With the lack of asynchronous functions also comes a notorious lack of modern concurrency primitives in Emacs, which makes it hard to design a reasonable generic API for an asynchronous task. Where I’d just have used a future or channel in a decent programming language, Flycheck does a lot of internal book-keeping of its current state via global variables.
There are no means to properly debug concurrent code either. A race condition
in the new process management code that resulted from the refactoring took me
days to debug, until I was finally able to isolate it with literally dozens of
(message "DEBUG") calls all over the place.
Nonetheless, I’m sorry that it took so long, and I hope that what I have come up with compensates for the year that you have all waited. I took some time to debug and test the new API and the refactored internals of Flycheck, so there should be little to no bugs left, but if you find any please do not hesitate to report them to the issue tracker.
And if you choose to try the new API and write one or another syntax checker yourself: I’m really keen on your feedback! Please tell me whether you like the API, whether the documentation is good, whether you had any difficulties, and—most importantly—what you think can be improved.

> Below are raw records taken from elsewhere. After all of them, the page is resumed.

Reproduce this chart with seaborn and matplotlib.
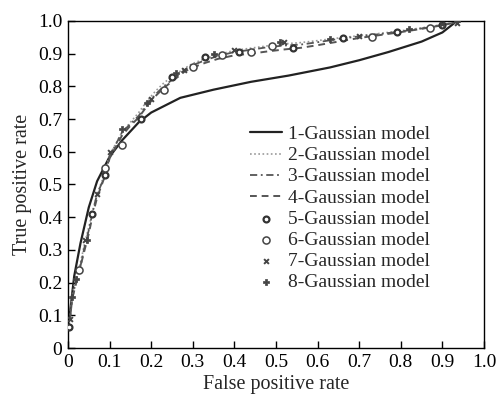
import matplotlib
matplotlib.use("Agg")
import matplotlib.pyplot as plt
import seaborn as sns

# ROC curves
fpr1 = [0, 0.005, 0.015, 0.03, 0.05, 0.07, 0.1, 0.13, 0.17, 0.2, 0.27, 0.35,
        0.44, 0.53, 0.63, 0.7, 0.77, 0.85, 0.9, 0.93]
tpr1 = [0.05, 0.11, 0.22, 0.32, 0.43, 0.51, 0.585, 0.635, 0.69, 0.72, 0.765, 0.79,
        0.814, 0.833, 0.858, 0.88, 0.905, 0.937, 0.965, 0.995]

fpr_l = [0, 0.005, 0.01, 0.02, 0.03, 0.04, 0.05, 0.06, 0.07, 0.09, 0.1, 0.13,
         0.15, 0.17, 0.19, 0.21, 0.23, 0.25, 0.28, 0.3, 0.33, 0.36, 0.4, 0.44,
         0.48, 0.52, 0.56, 0.6, 0.65, 0.7, 0.75, 0.8, 0.85, 0.9, 0.93]
tpr2 = [0.05, 0.1, 0.16, 0.22, 0.26, 0.32, 0.37, 0.42, 0.47, 0.54, 0.59, 0.66,
        0.69, 0.72, 0.755, 0.785, 0.81, 0.83, 0.855, 0.87, 0.885, 0.897, 0.91,
        0.917, 0.924, 0.93, 0.934, 0.94, 0.948, 0.955, 0.962, 0.97, 0.979, 0.989, 0.996]
tpr3 = [0.05, 0.09, 0.15, 0.21, 0.25, 0.31, 0.36, 0.42, 0.47, 0.53, 0.585, 0.66,
        0.685, 0.71, 0.745, 0.775, 0.8, 0.82, 0.85, 0.865, 0.88, 0.893, 0.905,
        0.912, 0.92, 0.925, 0.928, 0.935, 0.945, 0.953, 0.96, 0.968, 0.977, 0.988, 0.995]
tpr4 = [0.05, 0.09, 0.15, 0.2, 0.25, 0.3, 0.35, 0.41, 0.46, 0.53, 0.58, 0.65,
        0.68, 0.705, 0.74, 0.77, 0.795, 0.815, 0.845, 0.858, 0.872, 0.884, 0.895,
        0.9, 0.907, 0.913, 0.918, 0.926, 0.937, 0.948, 0.957, 0.966, 0.976, 0.987, 0.995]

fpr5 = [0.002, 0.058, 0.09, 0.175, 0.25, 0.33, 0.41, 0.54, 0.66, 0.79, 0.9]
tpr5 = [0.065, 0.41, 0.53, 0.70, 0.83, 0.89, 0.905, 0.918, 0.948, 0.966, 0.988]
fpr6 = [0.026, 0.09, 0.13, 0.23, 0.3, 0.37, 0.44, 0.49, 0.73, 0.87]
tpr6 = [0.24, 0.55, 0.62, 0.79, 0.86, 0.895, 0.905, 0.925, 0.952, 0.978]
fpr7 = [0.006, 0.04, 0.07, 0.1, 0.2, 0.28, 0.4, 0.52, 0.7, 0.9, 0.935]
tpr7 = [0.09, 0.33, 0.47, 0.6, 0.76, 0.85, 0.91, 0.935, 0.955, 0.99, 0.995]
fpr8 = [0.01, 0.02, 0.045, 0.13, 0.19, 0.26, 0.35, 0.51, 0.63, 0.82, 0.935]
tpr8 = [0.155, 0.21, 0.33, 0.67, 0.75, 0.84, 0.9, 0.935, 0.945, 0.975, 1.0]

labels = ["%d-Gaussian model" % i for i in range(1, 9)]
ticks = [0, 0.1, 0.2, 0.3, 0.4, 0.5, 0.6, 0.7, 0.8, 0.9, 1.0]
ticklabels = ["0", "0.1", "0.2", "0.3", "0.4", "0.5", "0.6", "0.7", "0.8", "0.9", "1.0"]

sns.set_style("ticks")
plt.rcParams['font.family'] = ['Liberation Serif', 'DejaVu Serif']
plt.rcParams['font.size'] = 14

f = plt.figure(figsize=(4.98, 3.96), dpi=100)
ax = f.add_axes([0.1365, 0.1212, 0.8354, 0.8258])

sns.lineplot(x=fpr1, y=tpr1, ax=ax, color="#222222", linewidth=1.6,
             linestyle="-", sort=False, estimator=None, label=labels[0])
sns.lineplot(x=fpr_l, y=tpr2, ax=ax, color="#999999", linewidth=1.2,
             linestyle=(0, (1, 1.5)), sort=False, estimator=None, label=labels[1])
sns.lineplot(x=fpr_l, y=tpr3, ax=ax, color="#555555", linewidth=1.3,
             linestyle=(0, (4, 2, 1, 2)), sort=False, estimator=None, label=labels[2])
sns.lineplot(x=fpr_l, y=tpr4, ax=ax, color="#555555", linewidth=1.4,
             linestyle=(0, (3.5, 2.5)), sort=False, estimator=None, label=labels[3])

sns.scatterplot(x=fpr5, y=tpr5, ax=ax, marker="o", s=18, facecolor="white",
                edgecolor="#333333", linewidth=1.6, label=labels[4], zorder=3)
sns.scatterplot(x=fpr6, y=tpr6, ax=ax, marker="o", s=26, facecolor="white",
                edgecolor="#444444", linewidth=1.1, label=labels[5], zorder=3)
sns.scatterplot(x=fpr7, y=tpr7, ax=ax, marker="x", s=12, color="#444444",
                linewidth=1.4, label=labels[6], zorder=3)
sns.scatterplot(x=fpr8, y=tpr8, ax=ax, marker="P", s=16, color="#444444",
                edgecolor="#444444", linewidth=0.5, label=labels[7], zorder=3)

ax.set_xlim(0, 1.0)
ax.set_ylim(0, 1.0)
ax.set_xticks(ticks)
ax.set_xticklabels(ticklabels)
ax.set_yticks(ticks)
ax.set_yticklabels(ticklabels)
ax.tick_params(direction="in", length=5, width=1, colors="black", labelsize=14,
               top=False, right=False, pad=4)
for s in ax.spines.values():
    s.set_visible(True)
    s.set_color("black")
    s.set_linewidth(1.0)

ax.set_xlabel("False positive rate", fontsize=14.5, labelpad=3)
ax.set_ylabel("True positive rate", fontsize=14.5, labelpad=4)

ax.legend(loc="upper left", bbox_to_anchor=(0.4375, 0.68), frameon=False,
          fontsize=14, borderpad=0, borderaxespad=0, handlelength=1.65,
          handletextpad=0.3, labelspacing=0.18)

f.savefig("out.png", dpi=100)
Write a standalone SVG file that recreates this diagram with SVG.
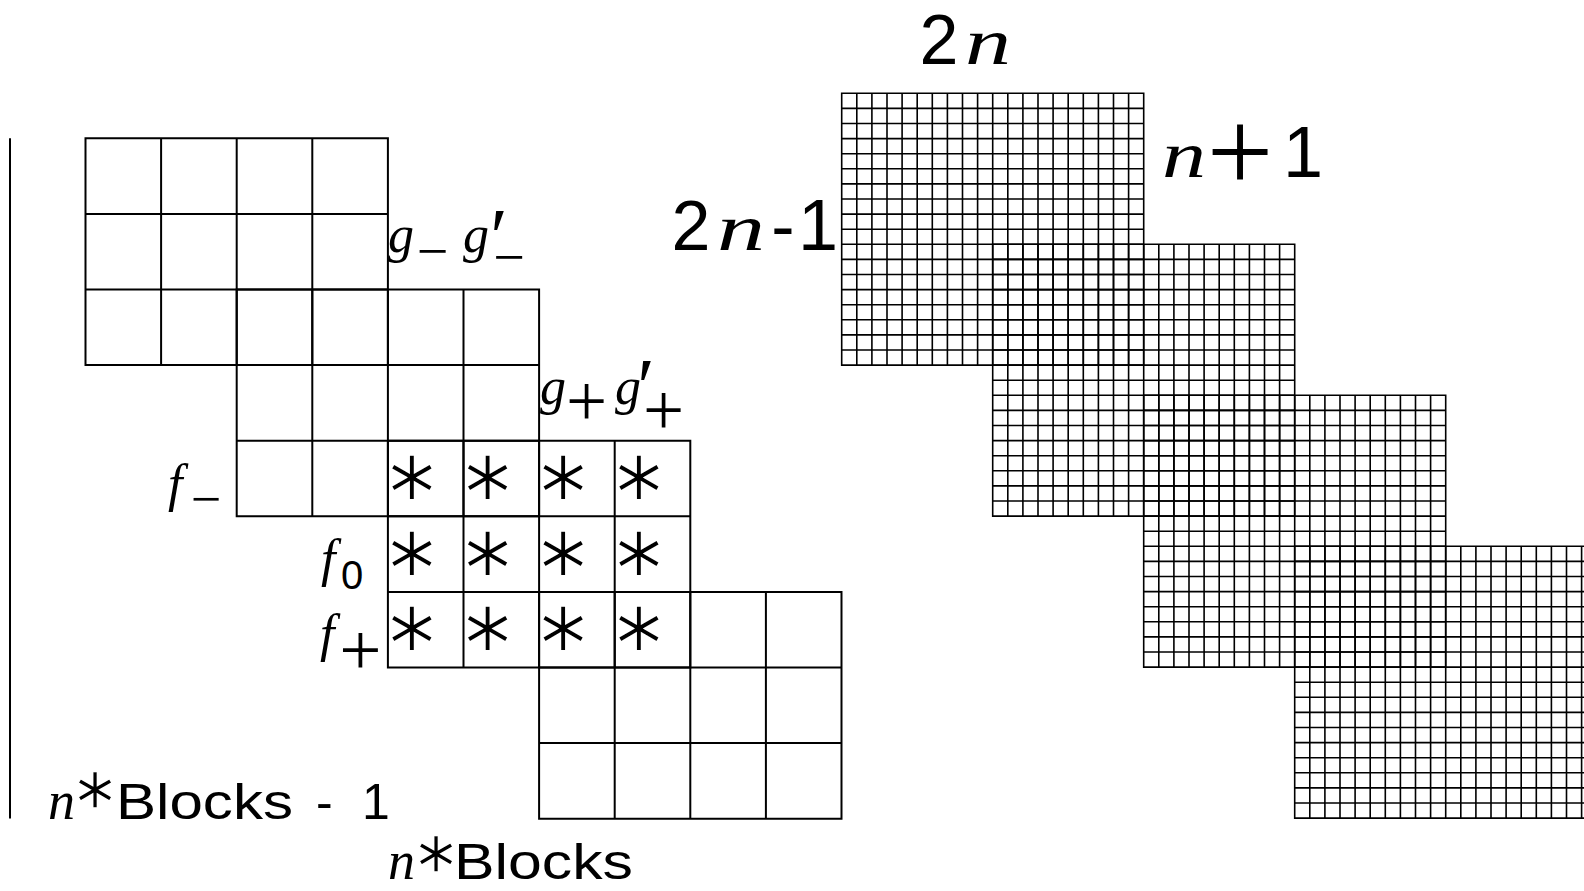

An Emacs Lisp linter would freeze Emacs while checking the buffer, which is not particularly convenient.↩︎
The same technique can be used for other languages, which Flycheck does not yet sufficiently support. For instance, there’s no support for Java or Clojure in Flycheck because of the long JVM startup times. A generic syntax checker however can send a Clojure buffer of to a running Clojure REPL, which is much faster than starting a new Java process.↩︎
flycheck-define-checkerthe syntax checker name and the property values must be quoted, because
flycheck-define-generic-checkeris really a function and not a macro.